WARTAXPRESS.com – Dunia dagang global kembali diguncang. Presiden Amerika Serikat, Donald Trump, secara resmi mengumumkan lonjakan bea masuk terhadap produk impor asal Tiongkok menjadi 125%.
Kebijakan yang mengejutkan sekaligus menyulut perdebatan panas di kalangan ekonomi dunia.
Langkah ini diumumkan hanya 13 jam setelah kebijakan tarif baru terhadap 56 negara mitra dagang, termasuk Uni Eropa, mulai berlaku tepat tengah malam.
Namun, tak disangka, Trump menarik rem darurat untuk sebagian besar negara memberi jeda 90 hari bagi para mitra dagang lainnya. Pengecualian mencolok? Tiongkok.
“Kami jelas mencoba mengirim pesan keras ke China,” ujar Trump dalam konferensi pers di Gedung Putih.
“Namun di sisi lain, kita juga harus meredam kepanikan dari dunia usaha dalam negeri.”
Para analis menyebut kebijakan ini sebagai manuver dua wajah di satu sisi mengobarkan tekanan terhadap Beijing, di sisi lain menawarkan ruang negosiasi kepada sekutu ekonomi lainnya.
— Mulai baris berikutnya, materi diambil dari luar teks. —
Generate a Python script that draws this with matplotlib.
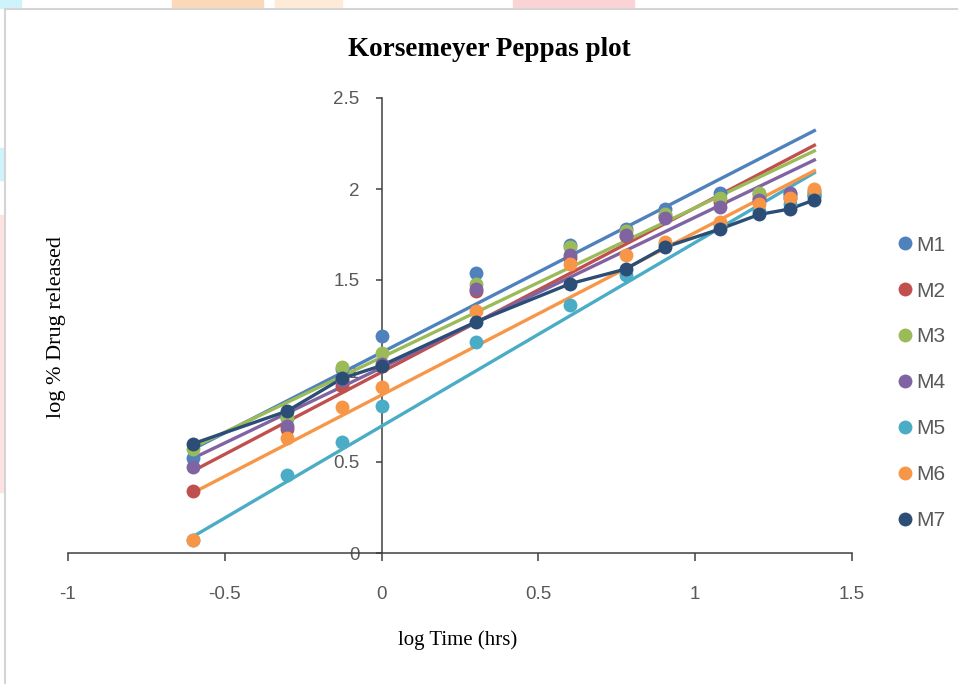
import matplotlib
matplotlib.use("Agg")
import matplotlib.pyplot as plt
from matplotlib.lines import Line2D
from matplotlib.patches import Rectangle
import numpy as np

# log time (hrs) for 0.25, 0.5, 0.75, 1, 2, 4, 6, 8, 12, 16, 20, 24 h
log_time = [-0.602, -0.301, -0.125, 0.0, 0.301, 0.602, 0.778, 0.903, 1.079, 1.204, 1.301, 1.380]

labels = ["M1", "M2", "M3", "M4", "M5", "M6", "M7"]
colors = ["#4F81BD", "#C0504D", "#9BBB59", "#8064A2", "#4BACC6", "#F79646", "#2C4D75"]

# log % drug released
m1 = [0.52, 0.74, 1.01, 1.19, 1.54, 1.69, 1.78, 1.89, 1.98, 1.97, 1.97, 1.99]
m2 = [0.34, 0.68, 0.92, 1.03, 1.44, 1.62, 1.74, 1.85, 1.93, 1.95, 1.95, 1.97]
m3 = [0.57, 0.75, 1.02, 1.10, 1.48, 1.68, 1.77, 1.86, 1.95, 1.98, 1.96, 1.98]
m4 = [0.47, 0.70, 0.95, 1.04, 1.45, 1.64, 1.75, 1.84, 1.90, 1.94, 1.98, 1.96]
m5 = [0.07, 0.43, 0.61, 0.81, 1.16, 1.36, 1.53, 1.70, 1.80, 1.88, 1.92, 1.96]
m6 = [0.07, 0.63, 0.80, 0.91, 1.33, 1.59, 1.64, 1.71, 1.82, 1.92, 1.95, 2.00]
m7 = [0.60, 0.78, 0.96, 1.03, 1.27, 1.48, 1.56, 1.68, 1.78, 1.86, 1.89, 1.94]
series = [m1, m2, m3, m4, m5, m6, m7]

# linear trendlines for M1..M6 (slope, intercept); M7 is joined point to point
slopes = [0.883, 0.903, 0.822, 0.827, 1.009, 0.893]
intercepts = [1.102, 0.994, 1.075, 1.018, 0.697, 0.868]

tick_font = ["Liberation Sans Narrow", "Liberation Sans", "DejaVu Sans"]

fig = plt.figure(figsize=(9.58, 6.84), dpi=100)

# faint background behind the chart frame
bg = [((0, 0.988), 0.022, 0.012, "#CFF3FA"), ((0.18, 0.988), 0.095, 0.012, "#FBD9B8"),
      ((0.287, 0.988), 0.07, 0.012, "#FDEBD8"), ((0.535, 0.988), 0.127, 0.012, "#FAD4D4"),
      ((0, 0.737), 0.006, 0.047, "#CFF3FA"), ((0, 0.28), 0.006, 0.406, "#FDE2E2")]
for (xy, w, h, c) in bg:
    fig.patches.append(Rectangle(xy, w, h, transform=fig.transFigure, color=c, zorder=0))
fig.patches.append(Rectangle((5 / 958, -0.05), 1.1, 1.05 - 9 / 684, transform=fig.transFigure,
                             facecolor="white", edgecolor="#D4D4D4", lw=1.5, zorder=1))

ax = fig.add_axes([68 / 958, 1 - 553 / 684, (852 - 68) / 958, (553 - 98) / 684])
ax.set_facecolor("none")
ax.set_zorder(2)

xs = np.array([log_time[0], log_time[-1]])
for i in range(6):
    ax.plot(xs, slopes[i] * xs + intercepts[i], color=colors[i], lw=2.4, zorder=3)
ax.plot(log_time, m7, color=colors[6], lw=2.4, zorder=3)

for vals, c in zip(series, colors):
    ax.plot(log_time, vals, "o", color=c, ms=10, mec="none", zorder=4)

ax.set_xlim(-1, 1.5)
ax.set_ylim(0, 2.5)
ax.set_xticks([-1, -0.5, 0, 0.5, 1, 1.5])
ax.set_xticklabels(["-1", "-0.5", "0", "0.5", "1", "1.5"])
ax.set_yticks([0, 0.5, 1, 1.5, 2, 2.5])
ax.set_yticklabels(["0", "0.5", "1", "1.5", "2", "2.5"])

ax.spines["top"].set_visible(False)
ax.spines["right"].set_visible(False)
ax.spines["left"].set_position(("data", 0))
for s in ["left", "bottom"]:
    ax.spines[s].set_color("#404040")
    ax.spines[s].set_linewidth(1.1)
ax.tick_params(axis="x", direction="out", length=6, width=1.1, color="#404040",
               pad=18, labelsize=13.5, labelcolor="#595959")
ax.tick_params(axis="y", direction="out", length=4, width=1.1, color="#404040",
               pad=12, labelsize=13.5, labelcolor="#595959")
for lab in ax.get_xticklabels() + ax.get_yticklabels():
    lab.set_family(tick_font)

fig.text(0.511, 0.927, "Korsemeyer Peppas plot", ha="center", va="center",
         fontsize=19.5, fontweight="bold", family="Liberation Serif")
fig.text(458 / 958, 1 - 640 / 684, "log Time (hrs)", ha="center", va="center",
         fontsize=15, family="Liberation Serif")
fig.text(57 / 958, 1 - 327 / 684, "log % Drug released", ha="center", va="center",
         rotation=90, fontsize=16, family="Liberation Serif")

handles = [Line2D([], [], ls="none", marker="o", ms=10, mec="none", color=c) for c in colors]
leg = fig.legend(handles, labels, loc="upper left", bbox_to_anchor=(876 / 958, 1 - 217 / 684),
                 frameon=False, handletextpad=0.05, handlelength=1.0, labelspacing=1.29,
                 prop={"family": tick_font, "size": 15})
for t in leg.get_texts():
    t.set_color("#595959")

fig.savefig("out.png", dpi=100)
Banyak yang menilai ini sebagai strategi “tongkat dan wortel” khas Trump, tapi dalam skala global.
Dampak langsung pun terasa. Bursa saham AS sempat mengalami guncangan hebat, namun perlahan mulai menyesuaikan diri.
Sementara itu, pelaku industri menahan napas, berharap periode 90 hari ini dapat membuka ruang diplomasi.
“Ini adalah pertaruhan besar. Jika China membalas lebih agresif, dunia bisa terjerumus ke spiral resesi yang lebih dalam,” kata Helena Brooks, analis ekonomi global di Nexus Strategies.
Langkah Trump memicu gelombang kecemasan di berbagai bursa dunia. Investor menganggap kebijakan ini sebagai bentuk ketegangan yang bisa mengancam stabilitas rantai pasok global. Pasar obligasi, meski disebut “indah” oleh Trump, juga menunjukkan tanda-tanda keresahan.
“Saya mengamatinya, tetapi jika Anda melihatnya sekarang, pasar obligasi saat ini sangat indah. Namun, saya melihat tadi malam orang-orang mulai merasa gelisah,” ungkap Trump dalam gaya khasnya yang ambigu namun penuh pesan tersirat.
Pengamat menilai keputusan ini bukan semata urusan ekonomi, tetapi juga mencerminkan ketegangan geopolitik yang kian menajam.
Perang dagang AS-Tiongkok yang sudah berlangsung bertahun-tahun kini memasuki babak baru lebih panas, lebih tajam.
Para pelaku industri berharap jeda 90 hari ini bukan sekadar taktik menenangkan pasar, tetapi dimanfaatkan untuk meredakan konflik melalui jalur diplomasi. Jika tidak, dunia mungkin sedang menyaksikan awal dari fase perang dagang yang lebih brutal.